С большинством гостей Фермина Даса попрощалась у алтаря, а последних, самых близких друзей, проводила до двери на улицу, чтобы самой запереть ее, как она это делала всегда. Она уже собиралась запереть дверь и перевести наконец дух, когда увидела Флорентино Арису в глубоком трауре, стоявшего посреди опустевшей гостиной. Она даже обрадовалась: человек, которого она давным-давно вычеркнула из жизни, вдруг предстал ей как бы заново, забвение добросовестно очистило его от всех былых воспоминаний. Но радость была недолгой: он прижал шляпу к сердцу и, дрожащий, гордо выпрямившись, полоснул нарыв, который поддерживал его всю жизнь.
— Фермина, — сказал он, — полстолетия я ждал этой возможности: еще раз повторить клятву в вечной моей к тебе любви и верности.

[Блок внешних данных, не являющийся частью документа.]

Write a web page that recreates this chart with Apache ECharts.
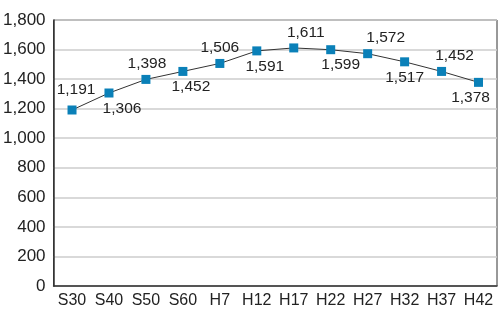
<!DOCTYPE html>
<html>
<head>
<meta charset="utf-8">
<script src="https://cdn.jsdelivr.net/npm/echarts@6/dist/echarts.min.js"></script>
<style>
html, body { margin: 0; padding: 0; background: #fff; }
#chart { width: 498px; height: 309px; }
</style>
</head>
<body>
<div id="chart"></div>
<script>
// categories and values
var categories = ['S30', 'S40', 'S50', 'S60', 'H7', 'H12', 'H17', 'H22', 'H27', 'H32', 'H37', 'H42'];
var values = [1191, 1306, 1398, 1452, 1506, 1591, 1611, 1599, 1572, 1517, 1452, 1378];
var yTicks = [0, 200, 400, 600, 800, 1000, 1200, 1400, 1600, 1800];

// label placement (layout only): above or below, and horizontal nudge in px
var labelAbove = [true, false, true, false, true, false, true, false, true, false, true, false];
var labelDx = [4, 13, 1, 8, 0, 8, 12, 10, 18, 0, 13, -8];

var dom = document.getElementById('chart');
var myChart = echarts.init(dom);

function fmt(v) {
    return String(v).replace(/\B(?=(\d{3})+(?!\d))/g, ',');
}

var seriesData = values.map(function (v, i) {
    var up = labelAbove[i];
    return {
        value: v,
        label: {
            position: up ? 'top' : 'bottom',
            distance: (i === 0) ? 8 : 3,
            offset: [labelDx[i], 0]
        }
    };
});

var option = {
    animation: false,
    grid: {
        left: 52,
        right: 1,
        top: 20,
        bottom: 23,
        show: true,
        borderColor: '#333',
        borderWidth: 1
    },
    xAxis: {
        type: 'category',
        data: categories,
        axisLine: { lineStyle: { color: '#333', width: 1.5 } },
        axisTick: { inside: true, length: 6, interval: 0, lineStyle: { color: '#aaa' } },
        axisLabel: {
            interval: 0,
            color: '#222',
            fontSize: 16,
            fontFamily: 'Liberation Sans',
            margin: 7
        }
    },
    yAxis: {
        type: 'value',
        min: yTicks[0],
        max: yTicks[yTicks.length - 1],
        interval: 200,
        axisLine: { show: true, lineStyle: { color: '#333', width: 1.5 } },
        axisTick: { show: false },
        splitLine: { lineStyle: { color: '#ccc', width: 1.5 } },
        axisLabel: {
            color: '#222',
            fontSize: 17,
            fontFamily: 'Liberation Sans',
            margin: 8,
            formatter: function (v) { return fmt(v); }
        }
    },
    series: [{
        type: 'line',
        data: seriesData,
        symbol: 'rect',
        symbolSize: 9,
        lineStyle: { color: '#333', width: 1 },
        itemStyle: { color: '#0a80b8' },
        label: {
            show: true,
            color: '#222',
            fontSize: 15.5,
            fontFamily: 'Liberation Sans',
            formatter: function (p) { return fmt(p.value); }
        }
    }]
};

myChart.setOption(option, true);
</script>
</body>
</html>
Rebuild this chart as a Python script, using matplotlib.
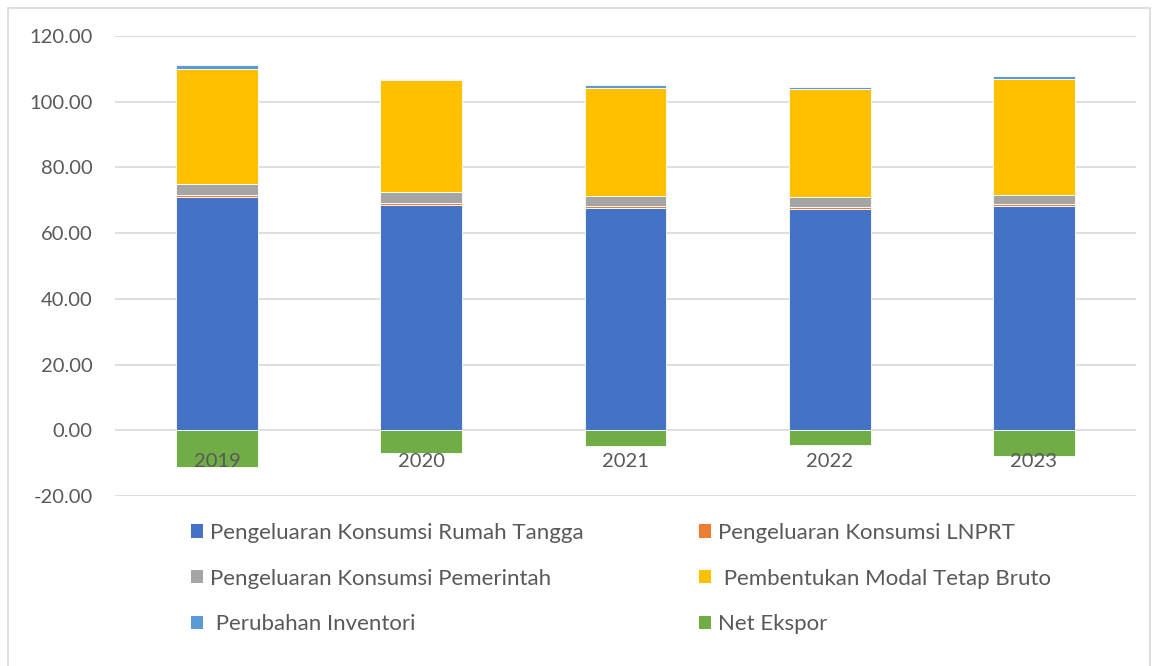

Фермина Даса решила бы, что перед ней сумасшедший, не будь у нее оснований думать, что Флорентино Ариса в этот момент действует по наущению Святого Духа. Первым побуждением было проклясть святотатца, оскверняющего дом в то время, как труп покойного супруга еще не остыл в могиле. Но благородная ярость помешала ей.

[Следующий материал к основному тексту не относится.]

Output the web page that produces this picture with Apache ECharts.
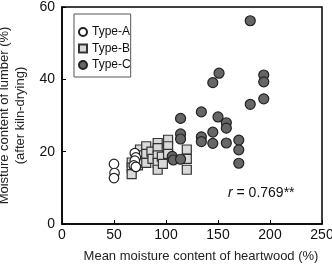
<!DOCTYPE html>
<html>
<head>
<meta charset="utf-8">
<script src="https://cdn.jsdelivr.net/npm/echarts@6/dist/echarts.min.js"></script>
<style>
  html, body { margin: 0; padding: 0; background: #fff; }
  #chart { width: 332px; height: 265px; }
</style>
</head>
<body>
<div id="chart"></div>
<script>
// 心材含水率 vs 干燥后含水率
var seriesNames = ['Type-A', 'Type-B', 'Type-C']

var typeA = [
  [50, 16.6], [50.5, 14.1], [50, 12.7],
  [70, 19.6], [71, 18.4], [70, 17.5], [69, 16.2], [71, 15.8]
]
var typeB = [
  [67, 17.0], [67, 15.6], [67, 13.8],
  [72, 18.2], [73, 16.2],
  [75, 20.6], [76, 19.0], [77, 17.4],
  [81, 21.5], [81, 19.4], [81, 16.9],
  [86, 20.0], [87, 18.0],
  [92, 22.4], [92, 21.0], [92, 19.0], [92, 16.9], [92, 15.0],
  [96, 18.6], [97, 16.6],
  [102, 23.3], [102, 21.5], [102, 19.4],
  [120, 20.6], [120, 18.0], [120, 15.0]
]
var typeC = [
  [181, 56.2], [151, 41.7], [145, 39.1], [194, 41.2], [194, 39.3],
  [181, 33.1], [194, 34.6], [134, 31.0], [114, 29.2], [150, 29.6],
  [158, 28.0], [158, 26.5], [145, 25.4], [114, 24.9], [114, 23.5],
  [134, 24.1], [134, 22.8], [145, 22.3], [158, 22.4], [170, 23.2],
  [170, 20.5], [170, 16.8], [106, 18.7], [107, 17.7], [114, 17.9]
]
var xTicks = [0, 50, 100, 150, 200, 250]
var yTicks = [0, 20, 40, 60]
var rText = '0.769**'

var dom = document.getElementById('chart')
var chart = echarts.init(dom)

var font = 'Liberation Sans, Arial, sans-serif'

function axisBase() {
  return {
    type: 'value',
    axisLine: { show: true, lineStyle: { color: '#000', width: 1.5 } },
    axisTick: { show: true, inside: true, length: 4, lineStyle: { color: '#000', width: 1 } },
    splitLine: { show: false },
    axisLabel: { color: '#111', fontSize: 14, fontFamily: font },
    nameLocation: 'middle',
    nameTextStyle: { color: '#222', fontSize: 13, fontFamily: font }
  }
}

var xAxis = axisBase()
xAxis.min = xTicks[0]
xAxis.max = xTicks[xTicks.length - 1]
xAxis.interval = xTicks[1] - xTicks[0]
xAxis.name = 'Mean moisture content of heartwood (%)'
xAxis.nameGap = 26
xAxis.nameTextStyle.padding = [0, 0, 0, 18]
xAxis.axisLabel.margin = 4

var yAxis = axisBase()
yAxis.min = yTicks[0]
yAxis.max = yTicks[yTicks.length - 1]
yAxis.interval = yTicks[1] - yTicks[0]
yAxis.name = 'Moisture content of lumber (%)\n(after kiln-drying)'
yAxis.nameGap = 24
yAxis.nameTextStyle.lineHeight = 16
yAxis.axisLabel.margin = 7

var option = {
  animation: false,
  grid: {
    left: 62, right: 10, top: 7, bottom: 41,
    outerBoundsMode: 'none', containLabel: false,
    show: true, borderColor: '#000', borderWidth: 1.5
  },
  legend: {
    orient: 'vertical',
    left: 74,
    top: 14,
    padding: [12, 0, 6, 4],
    itemGap: 4.5,
    itemWidth: 8,
    itemHeight: 8,
    borderColor: '#555',
    borderWidth: 1,
    textStyle: { color: '#111', fontSize: 12, fontFamily: font },
    data: seriesNames
  },
  xAxis: xAxis,
  yAxis: yAxis,
  series: [
    {
      name: seriesNames[1], type: 'scatter', symbol: 'rect', symbolSize: 9, z: 2,
      itemStyle: { color: '#d9d9d9', borderColor: '#333', borderWidth: 1.2, opacity: 1 },
      data: typeB
    },
    {
      name: seriesNames[0], type: 'scatter', symbol: 'circle', symbolSize: 9.5, z: 3,
      itemStyle: { color: '#fff', borderColor: '#222', borderWidth: 1.2, opacity: 1 },
      data: typeA
    },
    {
      name: seriesNames[2], type: 'scatter', symbol: 'circle', symbolSize: 10, z: 4,
      itemStyle: { color: '#666', borderColor: '#222', borderWidth: 1.2, opacity: 1 },
      data: typeC
    }
  ],
  graphic: [
    {
      type: 'text',
      left: 228,
      top: 186,
      style: {
        text: '{i|r} = ' + rText,
        fill: '#111',
        font: '14px ' + font,
        rich: {
          i: { fontStyle: 'italic', fontSize: 14, fontFamily: font, fill: '#111' }
        }
      }
    }
  ]
}

chart.setOption(option)
</script>
</body>
</html>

— Ступай прочь, — сказала она ему. — И чтоб до конца твоей жизни я тебя больше не видела. — Она снова распахнула дверь на улицу, дверь, которую только что собиралась запереть, и добавила: — Надеюсь, что он недалек.

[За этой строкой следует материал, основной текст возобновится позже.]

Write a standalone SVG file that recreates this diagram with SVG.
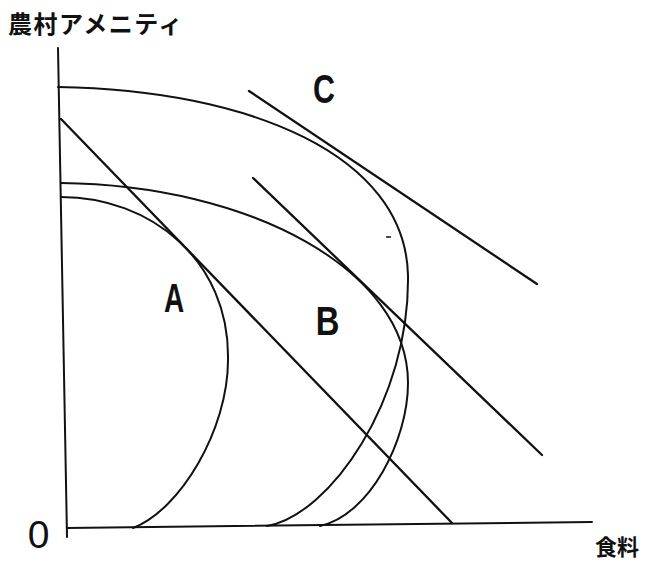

И когда услыхала, что одинокие шаги на улице затихли, медленно заперла дверь на засов и на все запоры и, оставшись одна, прямо взглянула в лицо своей судьбе. Никогда до того момента не осознавала она так ясно тяжесть и огромность драмы, которую сама породила, когда ей едва исполнилось восемнадцать, и которая должна была преследовать ее до самой смерти. И она заплакала, заплакала в первый раз с того дня, как стряслась эта беда, и плакала одна, без свидетелей, ибо только так она и умела плакать. Она оплакивала умершего мужа, оплакивала свое одиночество и свою ярость, а войдя в опустевшую спальню — оплакала и себя, потому что считанные разы случалось ей спать в этой постели одной с той ночи, как она потеряла девственность. А все оставшееся здесь от мужа подглядывало, как она плачет: и узорчатые с помпонами шлепанцы, и его пижама, лежавшая на подушке, и зияющее пустотой зеркало, в котором он уже не отражался, и его особый запах, удержавшийся на ее коже. Смутная мысль пронзила ее: «Людям, которых любят, следовало бы умирать вместе со всеми их вещами». Она не пожелала, чтобы ей помогли раздеться, и не захотела есть перед сном. Удрученная тяжкими думами, она просила Господа послать ей смерть сегодня ночью, во сне, и с этой мыслью легла одетая, но босая, легла и тут же заснула. Она не заметила, как заснула, и во сне понимала, что продолжает жить и что другая половина постели — лишняя, а сама она лежит на боку на левой стороне кровати, как всегда, но ей не хватает тяжести другого тела на другой половине постели. Понимая, что спит, она подумала еще, что никогда в жизни она уже не сможет спать вот так, всхлипывая во сне, и так спала, всхлипывая, не поменяв во сне позы, и проснулась лишь после того, как пропели петухи, и ее разбудило солнце, постылое в это утро без него. И только тогда она поняла, что долго спала и не умерла, и что плакала во сне, и что когда во сне плакала, то думала гораздо больше о Флорентино Арисе, чем о почившем супруге.